■ DATA LINES

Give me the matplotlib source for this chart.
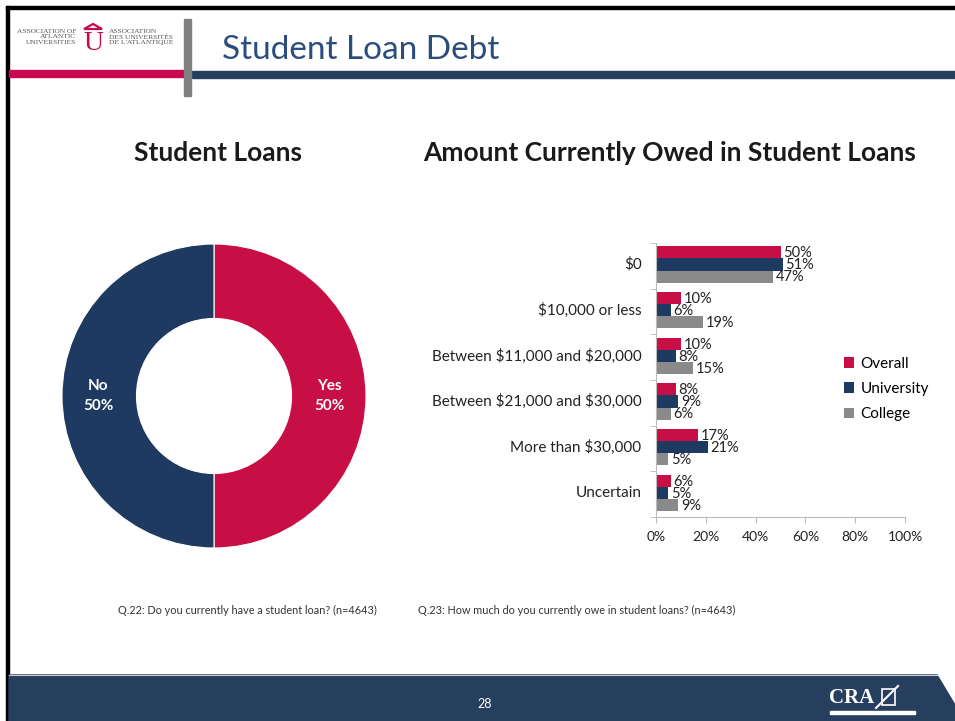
import matplotlib
matplotlib.use("Agg")
import matplotlib.pyplot as plt
import numpy as np
from matplotlib.patches import Rectangle, Polygon

plt.rcParams["font.family"] = ["Lato", "DejaVu Sans"]
plt.rcParams["text.parse_math"] = False

# --- data ---
pie_labels = ["Yes", "No"]
pie_values = [50, 50]

categories = ["$0", "$10,000 or less", "Between $11,000 and $20,000",
              "Between $21,000 and $30,000", "More than $30,000", "Uncertain"]
overall = [50, 10, 10, 8, 17, 6]
university = [51, 6, 8, 9, 21, 5]
college = [47, 19, 15, 6, 5, 9]
series_names = ["Overall", "University", "College"]
x_ticks = [0, 20, 40, 60, 80, 100]

RED = "#c80f45"
NAVY = "#1f3a60"
GRAY = "#8a8a8a"
TITLE_BLUE = "#2b4d7e"
FOOT = "#263f5f"

W, H = 955, 721
fig = plt.figure(figsize=(W / 100, H / 100), dpi=100)


def px_axes(x, y, w, h):
    return fig.add_axes([x / W, 1 - (y + h) / H, w / W, h / H])


def fx(x):
    return x / W


def fy(y):
    return 1 - y / H


# --- slide chrome ---
bg = fig.add_axes([0, 0, 1, 1])
bg.set_xlim(0, W)
bg.set_ylim(H, 0)
bg.axis("off")
bg.add_patch(Rectangle((6, 6), W, 2.5, color="black"))
bg.add_patch(Rectangle((6, 6), 2.5, H, color="black"))
bg.add_patch(Rectangle((9, 70), 175, 7, color="#c8084f"))
bg.add_patch(Rectangle((192, 71), W, 7, color=FOOT))
bg.add_patch(Rectangle((184, 19), 7, 77, color="#808080"))
bg.add_patch(Polygon([(9, 675), (937, 675), (955, 705), (955, 721), (9, 721)],
                     closed=True, color=FOOT))
bg.plot([9, 937], [674.5, 674.5], color="#c8c8c8", lw=0.8)

# logo
bg.text(76, 37, "ASSOCIATION OF\nATLANTIC\nUNIVERSITIES", fontsize=5.4,
        family="Liberation Serif", color="#555555", ha="right", va="center",
        multialignment="right", linespacing=1.1)
bg.text(109, 37, "ASSOCIATION\nDES UNIVERSITÉS\nDE L'ATLANTIQUE", fontsize=5.4,
        family="Liberation Serif", color="#555555", ha="left", va="center",
        linespacing=1.1)
bg.text(93, 43, "U", fontsize=20, family="Liberation Serif", color="#c8084f",
        ha="center", va="center")
bg.add_patch(Polygon([(84, 29), (93, 24), (102, 29)], closed=True,
                     fill=False, ec="#c8084f", lw=1.6))

bg.text(222, 50, "Student Loan Debt", fontsize=24, color=TITLE_BLUE,
        ha="left", va="center")

bg.text(485, 704, "28", fontsize=9, color="white", ha="center", va="center")
bg.text(852, 698, "CRA", fontsize=15, family="Liberation Serif",
        weight="bold", color="white", ha="center", va="center")
bg.add_patch(Rectangle((882, 689), 13, 16, fill=False, ec="white", lw=1.2))
bg.plot([876, 898], [708, 686], color="white", lw=1.5)
bg.add_patch(Rectangle((830, 711), 85, 3, color="white"))

# section titles
bg.text(218, 153, "Student Loans", fontsize=19, weight="bold",
        color="#1a1a1a", ha="center", va="center")
bg.text(670, 153, "Amount Currently Owed in Student Loans", fontsize=19,
        weight="bold", color="#1a1a1a", ha="center", va="center")

bg.text(118, 610, "Q.22: Do you currently have a student loan? (n=4643)",
        fontsize=7.8, color="#333333", ha="left", va="center")
bg.text(418, 610, "Q.23: How much do you currently owe in student loans? (n=4643)",
        fontsize=7.8, color="#333333", ha="left", va="center")

# --- donut ---
axp = px_axes(62, 244, 304, 304)
axp.pie(pie_values, colors=[RED, NAVY], startangle=90, counterclock=False,
        radius=1, wedgeprops=dict(width=0.49, edgecolor="white", linewidth=0.8))
axp.set_xlim(-1, 1)
axp.set_ylim(-1, 1)
axp.text(0.76, 0.0, f"{pie_labels[0]}\n{pie_values[0]}%", color="white",
         fontsize=11, weight="bold", ha="center", va="center", linespacing=1.5)
axp.text(-0.76, 0.0, f"{pie_labels[1]}\n{pie_values[1]}%", color="white",
         fontsize=11, weight="bold", ha="center", va="center", linespacing=1.5)

# --- bars ---
axb = px_axes(656, 243, 249, 274)
y = np.arange(len(categories))
h = 0.265
for k, (vals, col) in enumerate(zip([overall, university, college],
                                    [RED, NAVY, GRAY])):
    pos = y + (k - 1) * h - 0.03
    axb.barh(pos, vals, height=h, color=col, label=series_names[k])
    for p, v in zip(pos, vals):
        axb.text(v + 1.0, p + 0.02, f"{v}%", fontsize=10.5, color="#222222",
                 ha="left", va="center")

axb.set_ylim(len(categories) - 0.5, -0.5)
axb.set_xlim(0, 100)
axb.set_yticks(y - 0.06)
axb.set_yticklabels(categories, fontsize=11, color="#222222")
axb.set_yticks(np.arange(-0.5, len(categories)), minor=True)
axb.tick_params(axis="y", which="major", length=0, pad=14)
axb.tick_params(axis="y", which="minor", length=4, color="#bbbbbb")
for t in axb.get_yticklabels():
    t.set_transform(t.get_transform() + matplotlib.transforms.ScaledTranslation(
        5 / 100, 0, fig.dpi_scale_trans))
axb.set_xticks(x_ticks)
axb.set_xticklabels([f"{t}%" for t in x_ticks], fontsize=10, color="#222222")
axb.tick_params(axis="x", length=4, color="#bbbbbb", pad=6)
for s in ["top", "right"]:
    axb.spines[s].set_visible(False)
for s in ["left", "bottom"]:
    axb.spines[s].set_color("#bbbbbb")

handles, labels = axb.get_legend_handles_labels()
fig.legend(handles, labels, loc="center left",
           bbox_to_anchor=(fx(830), fy(389)), frameon=False, fontsize=11,
           handlelength=0.7, handleheight=0.7, handletextpad=0.4,
           labelspacing=0.75)

fig.savefig("out.png", dpi=100)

■ WORK TO BE COMPLETED
Reproduce the material in full, word for word, and omit the pictures.

■ WRITTEN SOLUTION
Give me the matplotlib source for this chart.
import matplotlib
matplotlib.use("Agg")
import matplotlib.pyplot as plt
import numpy as np
from matplotlib.patches import Rectangle, Polygon

plt.rcParams["font.family"] = ["Lato", "DejaVu Sans"]
plt.rcParams["text.parse_math"] = False

# --- data ---
pie_labels = ["Yes", "No"]
pie_values = [50, 50]

categories = ["$0", "$10,000 or less", "Between $11,000 and $20,000",
              "Between $21,000 and $30,000", "More than $30,000", "Uncertain"]
overall = [50, 10, 10, 8, 17, 6]
university = [51, 6, 8, 9, 21, 5]
college = [47, 19, 15, 6, 5, 9]
series_names = ["Overall", "University", "College"]
x_ticks = [0, 20, 40, 60, 80, 100]

RED = "#c80f45"
NAVY = "#1f3a60"
GRAY = "#8a8a8a"
TITLE_BLUE = "#2b4d7e"
FOOT = "#263f5f"

W, H = 955, 721
fig = plt.figure(figsize=(W / 100, H / 100), dpi=100)


def px_axes(x, y, w, h):
    return fig.add_axes([x / W, 1 - (y + h) / H, w / W, h / H])


def fx(x):
    return x / W


def fy(y):
    return 1 - y / H


# --- slide chrome ---
bg = fig.add_axes([0, 0, 1, 1])
bg.set_xlim(0, W)
bg.set_ylim(H, 0)
bg.axis("off")
bg.add_patch(Rectangle((6, 6), W, 2.5, color="black"))
bg.add_patch(Rectangle((6, 6), 2.5, H, color="black"))
bg.add_patch(Rectangle((9, 70), 175, 7, color="#c8084f"))
bg.add_patch(Rectangle((192, 71), W, 7, color=FOOT))
bg.add_patch(Rectangle((184, 19), 7, 77, color="#808080"))
bg.add_patch(Polygon([(9, 675), (937, 675), (955, 705), (955, 721), (9, 721)],
                     closed=True, color=FOOT))
bg.plot([9, 937], [674.5, 674.5], color="#c8c8c8", lw=0.8)

# logo
bg.text(76, 37, "ASSOCIATION OF\nATLANTIC\nUNIVERSITIES", fontsize=5.4,
        family="Liberation Serif", color="#555555", ha="right", va="center",
        multialignment="right", linespacing=1.1)
bg.text(109, 37, "ASSOCIATION\nDES UNIVERSITÉS\nDE L'ATLANTIQUE", fontsize=5.4,
        family="Liberation Serif", color="#555555", ha="left", va="center",
        linespacing=1.1)
bg.text(93, 43, "U", fontsize=20, family="Liberation Serif", color="#c8084f",
        ha="center", va="center")
bg.add_patch(Polygon([(84, 29), (93, 24), (102, 29)], closed=True,
                     fill=False, ec="#c8084f", lw=1.6))

bg.text(222, 50, "Student Loan Debt", fontsize=24, color=TITLE_BLUE,
        ha="left", va="center")

bg.text(485, 704, "28", fontsize=9, color="white", ha="center", va="center")
bg.text(852, 698, "CRA", fontsize=15, family="Liberation Serif",
        weight="bold", color="white", ha="center", va="center")
bg.add_patch(Rectangle((882, 689), 13, 16, fill=False, ec="white", lw=1.2))
bg.plot([876, 898], [708, 686], color="white", lw=1.5)
bg.add_patch(Rectangle((830, 711), 85, 3, color="white"))

# section titles
bg.text(218, 153, "Student Loans", fontsize=19, weight="bold",
        color="#1a1a1a", ha="center", va="center")
bg.text(670, 153, "Amount Currently Owed in Student Loans", fontsize=19,
        weight="bold", color="#1a1a1a", ha="center", va="center")

bg.text(118, 610, "Q.22: Do you currently have a student loan? (n=4643)",
        fontsize=7.8, color="#333333", ha="left", va="center")
bg.text(418, 610, "Q.23: How much do you currently owe in student loans? (n=4643)",
        fontsize=7.8, color="#333333", ha="left", va="center")

# --- donut ---
axp = px_axes(62, 244, 304, 304)
axp.pie(pie_values, colors=[RED, NAVY], startangle=90, counterclock=False,
        radius=1, wedgeprops=dict(width=0.49, edgecolor="white", linewidth=0.8))
axp.set_xlim(-1, 1)
axp.set_ylim(-1, 1)
axp.text(0.76, 0.0, f"{pie_labels[0]}\n{pie_values[0]}%", color="white",
         fontsize=11, weight="bold", ha="center", va="center", linespacing=1.5)
axp.text(-0.76, 0.0, f"{pie_labels[1]}\n{pie_values[1]}%", color="white",
         fontsize=11, weight="bold", ha="center", va="center", linespacing=1.5)

# --- bars ---
axb = px_axes(656, 243, 249, 274)
y = np.arange(len(categories))
h = 0.265
for k, (vals, col) in enumerate(zip([overall, university, college],
                                    [RED, NAVY, GRAY])):
    pos = y + (k - 1) * h - 0.03
    axb.barh(pos, vals, height=h, color=col, label=series_names[k])
    for p, v in zip(pos, vals):
        axb.text(v + 1.0, p + 0.02, f"{v}%", fontsize=10.5, color="#222222",
                 ha="left", va="center")

axb.set_ylim(len(categories) - 0.5, -0.5)
axb.set_xlim(0, 100)
axb.set_yticks(y - 0.06)
axb.set_yticklabels(categories, fontsize=11, color="#222222")
axb.set_yticks(np.arange(-0.5, len(categories)), minor=True)
axb.tick_params(axis="y", which="major", length=0, pad=14)
axb.tick_params(axis="y", which="minor", length=4, color="#bbbbbb")
for t in axb.get_yticklabels():
    t.set_transform(t.get_transform() + matplotlib.transforms.ScaledTranslation(
        5 / 100, 0, fig.dpi_scale_trans))
axb.set_xticks(x_ticks)
axb.set_xticklabels([f"{t}%" for t in x_ticks], fontsize=10, color="#222222")
axb.tick_params(axis="x", length=4, color="#bbbbbb", pad=6)
for s in ["top", "right"]:
    axb.spines[s].set_visible(False)
for s in ["left", "bottom"]:
    axb.spines[s].set_color("#bbbbbb")

handles, labels = axb.get_legend_handles_labels()
fig.legend(handles, labels, loc="center left",
           bbox_to_anchor=(fx(830), fy(389)), frameon=False, fontsize=11,
           handlelength=0.7, handleheight=0.7, handletextpad=0.4,
           labelspacing=0.75)

fig.savefig("out.png", dpi=100)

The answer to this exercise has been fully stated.